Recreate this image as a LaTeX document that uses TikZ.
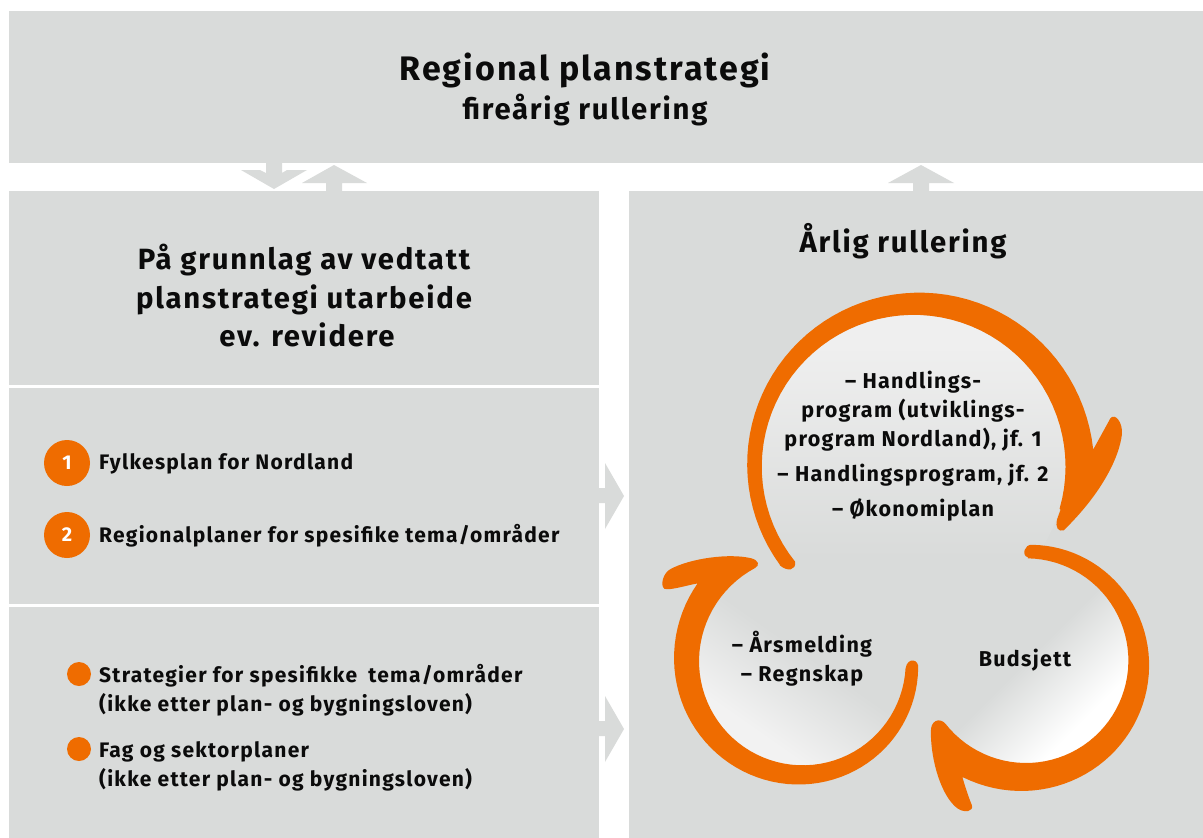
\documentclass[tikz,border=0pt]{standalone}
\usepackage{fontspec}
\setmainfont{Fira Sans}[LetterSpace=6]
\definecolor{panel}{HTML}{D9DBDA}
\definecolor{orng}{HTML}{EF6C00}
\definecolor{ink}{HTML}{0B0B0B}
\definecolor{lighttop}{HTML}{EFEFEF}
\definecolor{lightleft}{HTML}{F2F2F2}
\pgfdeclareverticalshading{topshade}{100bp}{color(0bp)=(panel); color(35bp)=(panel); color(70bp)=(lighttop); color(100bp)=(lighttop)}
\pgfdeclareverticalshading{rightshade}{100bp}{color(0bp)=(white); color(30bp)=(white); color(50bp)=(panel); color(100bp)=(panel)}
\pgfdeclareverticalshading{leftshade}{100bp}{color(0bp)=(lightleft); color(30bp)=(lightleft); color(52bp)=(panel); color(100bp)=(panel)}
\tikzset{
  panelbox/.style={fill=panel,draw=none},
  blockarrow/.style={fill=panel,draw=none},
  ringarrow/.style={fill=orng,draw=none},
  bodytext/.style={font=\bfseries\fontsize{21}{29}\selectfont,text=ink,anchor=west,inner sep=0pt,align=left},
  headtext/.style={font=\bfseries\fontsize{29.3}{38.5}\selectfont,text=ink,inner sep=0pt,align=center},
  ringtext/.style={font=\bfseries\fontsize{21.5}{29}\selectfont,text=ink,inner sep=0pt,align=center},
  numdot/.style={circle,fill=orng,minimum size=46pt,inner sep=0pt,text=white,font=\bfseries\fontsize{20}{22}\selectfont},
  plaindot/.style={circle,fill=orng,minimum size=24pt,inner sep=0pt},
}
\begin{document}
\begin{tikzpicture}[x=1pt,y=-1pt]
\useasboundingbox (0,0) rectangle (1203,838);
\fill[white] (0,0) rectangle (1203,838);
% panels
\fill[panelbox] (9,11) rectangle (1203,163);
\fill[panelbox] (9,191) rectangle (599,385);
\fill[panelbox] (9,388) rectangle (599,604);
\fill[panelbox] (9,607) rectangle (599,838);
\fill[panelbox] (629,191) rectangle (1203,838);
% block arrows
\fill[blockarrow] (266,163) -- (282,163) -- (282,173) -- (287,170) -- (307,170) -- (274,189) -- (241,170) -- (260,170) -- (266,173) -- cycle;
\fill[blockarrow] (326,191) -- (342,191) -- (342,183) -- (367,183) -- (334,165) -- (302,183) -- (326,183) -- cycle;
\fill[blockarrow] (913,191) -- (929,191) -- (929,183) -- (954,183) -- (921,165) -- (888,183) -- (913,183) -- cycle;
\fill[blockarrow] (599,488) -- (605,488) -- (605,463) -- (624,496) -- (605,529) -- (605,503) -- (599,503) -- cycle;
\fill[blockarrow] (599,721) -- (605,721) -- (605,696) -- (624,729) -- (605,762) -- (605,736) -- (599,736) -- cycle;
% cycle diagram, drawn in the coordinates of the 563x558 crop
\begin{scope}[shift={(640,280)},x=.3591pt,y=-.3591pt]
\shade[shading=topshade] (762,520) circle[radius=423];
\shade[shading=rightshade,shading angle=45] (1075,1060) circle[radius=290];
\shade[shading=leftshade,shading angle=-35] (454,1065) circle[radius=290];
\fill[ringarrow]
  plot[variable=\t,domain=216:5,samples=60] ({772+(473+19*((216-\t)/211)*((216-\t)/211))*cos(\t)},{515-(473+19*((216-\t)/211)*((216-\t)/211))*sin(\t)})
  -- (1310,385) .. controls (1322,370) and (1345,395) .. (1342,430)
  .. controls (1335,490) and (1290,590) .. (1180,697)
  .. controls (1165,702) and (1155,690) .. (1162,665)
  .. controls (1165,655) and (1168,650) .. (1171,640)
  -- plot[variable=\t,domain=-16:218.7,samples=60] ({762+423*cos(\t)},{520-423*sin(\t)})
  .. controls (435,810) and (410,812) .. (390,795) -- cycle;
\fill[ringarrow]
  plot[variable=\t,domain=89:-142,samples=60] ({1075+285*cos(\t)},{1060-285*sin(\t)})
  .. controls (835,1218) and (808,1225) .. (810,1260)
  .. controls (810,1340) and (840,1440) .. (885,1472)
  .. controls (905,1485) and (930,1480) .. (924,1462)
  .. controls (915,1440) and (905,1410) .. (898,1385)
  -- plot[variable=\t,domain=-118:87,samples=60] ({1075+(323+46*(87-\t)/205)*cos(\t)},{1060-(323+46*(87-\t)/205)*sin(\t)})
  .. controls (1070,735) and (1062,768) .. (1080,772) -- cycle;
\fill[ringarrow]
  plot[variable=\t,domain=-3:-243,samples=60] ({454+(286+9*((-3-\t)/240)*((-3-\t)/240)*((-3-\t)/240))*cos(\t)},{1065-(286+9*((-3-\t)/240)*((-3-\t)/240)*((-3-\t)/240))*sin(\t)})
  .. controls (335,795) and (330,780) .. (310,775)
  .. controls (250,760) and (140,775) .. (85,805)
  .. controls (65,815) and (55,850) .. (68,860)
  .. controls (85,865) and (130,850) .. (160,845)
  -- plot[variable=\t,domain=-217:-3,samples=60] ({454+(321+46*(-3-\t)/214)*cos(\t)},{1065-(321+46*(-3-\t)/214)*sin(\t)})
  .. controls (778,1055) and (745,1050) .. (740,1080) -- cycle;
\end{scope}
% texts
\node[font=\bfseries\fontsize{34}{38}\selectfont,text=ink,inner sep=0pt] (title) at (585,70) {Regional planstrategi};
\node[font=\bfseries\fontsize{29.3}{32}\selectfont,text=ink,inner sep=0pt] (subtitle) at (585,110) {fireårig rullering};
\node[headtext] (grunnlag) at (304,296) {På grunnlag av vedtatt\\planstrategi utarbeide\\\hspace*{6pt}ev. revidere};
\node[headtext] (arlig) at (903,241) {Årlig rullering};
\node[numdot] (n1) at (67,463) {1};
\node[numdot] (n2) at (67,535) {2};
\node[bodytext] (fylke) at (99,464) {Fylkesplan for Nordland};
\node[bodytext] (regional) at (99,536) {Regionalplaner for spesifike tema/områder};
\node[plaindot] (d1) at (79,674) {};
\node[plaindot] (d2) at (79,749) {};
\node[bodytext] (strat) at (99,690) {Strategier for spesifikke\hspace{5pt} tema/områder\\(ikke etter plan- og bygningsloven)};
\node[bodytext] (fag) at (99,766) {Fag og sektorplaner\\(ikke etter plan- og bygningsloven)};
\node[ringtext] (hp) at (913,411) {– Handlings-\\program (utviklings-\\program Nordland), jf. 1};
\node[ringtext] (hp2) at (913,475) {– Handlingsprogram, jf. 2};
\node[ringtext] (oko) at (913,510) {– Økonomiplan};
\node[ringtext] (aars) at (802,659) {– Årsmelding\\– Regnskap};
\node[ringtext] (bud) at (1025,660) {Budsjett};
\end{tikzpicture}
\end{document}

■ ■ ■ ■

**Objective:** Copy all the lines of data exactly as they appear, dropping any images.

**Answer:**
Recreate this image as a LaTeX document that uses TikZ.
\documentclass[tikz,border=0pt]{standalone}
\usepackage{fontspec}
\setmainfont{Fira Sans}[LetterSpace=6]
\definecolor{panel}{HTML}{D9DBDA}
\definecolor{orng}{HTML}{EF6C00}
\definecolor{ink}{HTML}{0B0B0B}
\definecolor{lighttop}{HTML}{EFEFEF}
\definecolor{lightleft}{HTML}{F2F2F2}
\pgfdeclareverticalshading{topshade}{100bp}{color(0bp)=(panel); color(35bp)=(panel); color(70bp)=(lighttop); color(100bp)=(lighttop)}
\pgfdeclareverticalshading{rightshade}{100bp}{color(0bp)=(white); color(30bp)=(white); color(50bp)=(panel); color(100bp)=(panel)}
\pgfdeclareverticalshading{leftshade}{100bp}{color(0bp)=(lightleft); color(30bp)=(lightleft); color(52bp)=(panel); color(100bp)=(panel)}
\tikzset{
  panelbox/.style={fill=panel,draw=none},
  blockarrow/.style={fill=panel,draw=none},
  ringarrow/.style={fill=orng,draw=none},
  bodytext/.style={font=\bfseries\fontsize{21}{29}\selectfont,text=ink,anchor=west,inner sep=0pt,align=left},
  headtext/.style={font=\bfseries\fontsize{29.3}{38.5}\selectfont,text=ink,inner sep=0pt,align=center},
  ringtext/.style={font=\bfseries\fontsize{21.5}{29}\selectfont,text=ink,inner sep=0pt,align=center},
  numdot/.style={circle,fill=orng,minimum size=46pt,inner sep=0pt,text=white,font=\bfseries\fontsize{20}{22}\selectfont},
  plaindot/.style={circle,fill=orng,minimum size=24pt,inner sep=0pt},
}
\begin{document}
\begin{tikzpicture}[x=1pt,y=-1pt]
\useasboundingbox (0,0) rectangle (1203,838);
\fill[white] (0,0) rectangle (1203,838);
% panels
\fill[panelbox] (9,11) rectangle (1203,163);
\fill[panelbox] (9,191) rectangle (599,385);
\fill[panelbox] (9,388) rectangle (599,604);
\fill[panelbox] (9,607) rectangle (599,838);
\fill[panelbox] (629,191) rectangle (1203,838);
% block arrows
\fill[blockarrow] (266,163) -- (282,163) -- (282,173) -- (287,170) -- (307,170) -- (274,189) -- (241,170) -- (260,170) -- (266,173) -- cycle;
\fill[blockarrow] (326,191) -- (342,191) -- (342,183) -- (367,183) -- (334,165) -- (302,183) -- (326,183) -- cycle;
\fill[blockarrow] (913,191) -- (929,191) -- (929,183) -- (954,183) -- (921,165) -- (888,183) -- (913,183) -- cycle;
\fill[blockarrow] (599,488) -- (605,488) -- (605,463) -- (624,496) -- (605,529) -- (605,503) -- (599,503) -- cycle;
\fill[blockarrow] (599,721) -- (605,721) -- (605,696) -- (624,729) -- (605,762) -- (605,736) -- (599,736) -- cycle;
% cycle diagram, drawn in the coordinates of the 563x558 crop
\begin{scope}[shift={(640,280)},x=.3591pt,y=-.3591pt]
\shade[shading=topshade] (762,520) circle[radius=423];
\shade[shading=rightshade,shading angle=45] (1075,1060) circle[radius=290];
\shade[shading=leftshade,shading angle=-35] (454,1065) circle[radius=290];
\fill[ringarrow]
  plot[variable=\t,domain=216:5,samples=60] ({772+(473+19*((216-\t)/211)*((216-\t)/211))*cos(\t)},{515-(473+19*((216-\t)/211)*((216-\t)/211))*sin(\t)})
  -- (1310,385) .. controls (1322,370) and (1345,395) .. (1342,430)
  .. controls (1335,490) and (1290,590) .. (1180,697)
  .. controls (1165,702) and (1155,690) .. (1162,665)
  .. controls (1165,655) and (1168,650) .. (1171,640)
  -- plot[variable=\t,domain=-16:218.7,samples=60] ({762+423*cos(\t)},{520-423*sin(\t)})
  .. controls (435,810) and (410,812) .. (390,795) -- cycle;
\fill[ringarrow]
  plot[variable=\t,domain=89:-142,samples=60] ({1075+285*cos(\t)},{1060-285*sin(\t)})
  .. controls (835,1218) and (808,1225) .. (810,1260)
  .. controls (810,1340) and (840,1440) .. (885,1472)
  .. controls (905,1485) and (930,1480) .. (924,1462)
  .. controls (915,1440) and (905,1410) .. (898,1385)
  -- plot[variable=\t,domain=-118:87,samples=60] ({1075+(323+46*(87-\t)/205)*cos(\t)},{1060-(323+46*(87-\t)/205)*sin(\t)})
  .. controls (1070,735) and (1062,768) .. (1080,772) -- cycle;
\fill[ringarrow]
  plot[variable=\t,domain=-3:-243,samples=60] ({454+(286+9*((-3-\t)/240)*((-3-\t)/240)*((-3-\t)/240))*cos(\t)},{1065-(286+9*((-3-\t)/240)*((-3-\t)/240)*((-3-\t)/240))*sin(\t)})
  .. controls (335,795) and (330,780) .. (310,775)
  .. controls (250,760) and (140,775) .. (85,805)
  .. controls (65,815) and (55,850) .. (68,860)
  .. controls (85,865) and (130,850) .. (160,845)
  -- plot[variable=\t,domain=-217:-3,samples=60] ({454+(321+46*(-3-\t)/214)*cos(\t)},{1065-(321+46*(-3-\t)/214)*sin(\t)})
  .. controls (778,1055) and (745,1050) .. (740,1080) -- cycle;
\end{scope}
% texts
\node[font=\bfseries\fontsize{34}{38}\selectfont,text=ink,inner sep=0pt] (title) at (585,70) {Regional planstrategi};
\node[font=\bfseries\fontsize{29.3}{32}\selectfont,text=ink,inner sep=0pt] (subtitle) at (585,110) {fireårig rullering};
\node[headtext] (grunnlag) at (304,296) {På grunnlag av vedtatt\\planstrategi utarbeide\\\hspace*{6pt}ev. revidere};
\node[headtext] (arlig) at (903,241) {Årlig rullering};
\node[numdot] (n1) at (67,463) {1};
\node[numdot] (n2) at (67,535) {2};
\node[bodytext] (fylke) at (99,464) {Fylkesplan for Nordland};
\node[bodytext] (regional) at (99,536) {Regionalplaner for spesifike tema/områder};
\node[plaindot] (d1) at (79,674) {};
\node[plaindot] (d2) at (79,749) {};
\node[bodytext] (strat) at (99,690) {Strategier for spesifikke\hspace{5pt} tema/områder\\(ikke etter plan- og bygningsloven)};
\node[bodytext] (fag) at (99,766) {Fag og sektorplaner\\(ikke etter plan- og bygningsloven)};
\node[ringtext] (hp) at (913,411) {– Handlings-\\program (utviklings-\\program Nordland), jf. 1};
\node[ringtext] (hp2) at (913,475) {– Handlingsprogram, jf. 2};
\node[ringtext] (oko) at (913,510) {– Økonomiplan};
\node[ringtext] (aars) at (802,659) {– Årsmelding\\– Regnskap};
\node[ringtext] (bud) at (1025,660) {Budsjett};
\end{tikzpicture}
\end{document}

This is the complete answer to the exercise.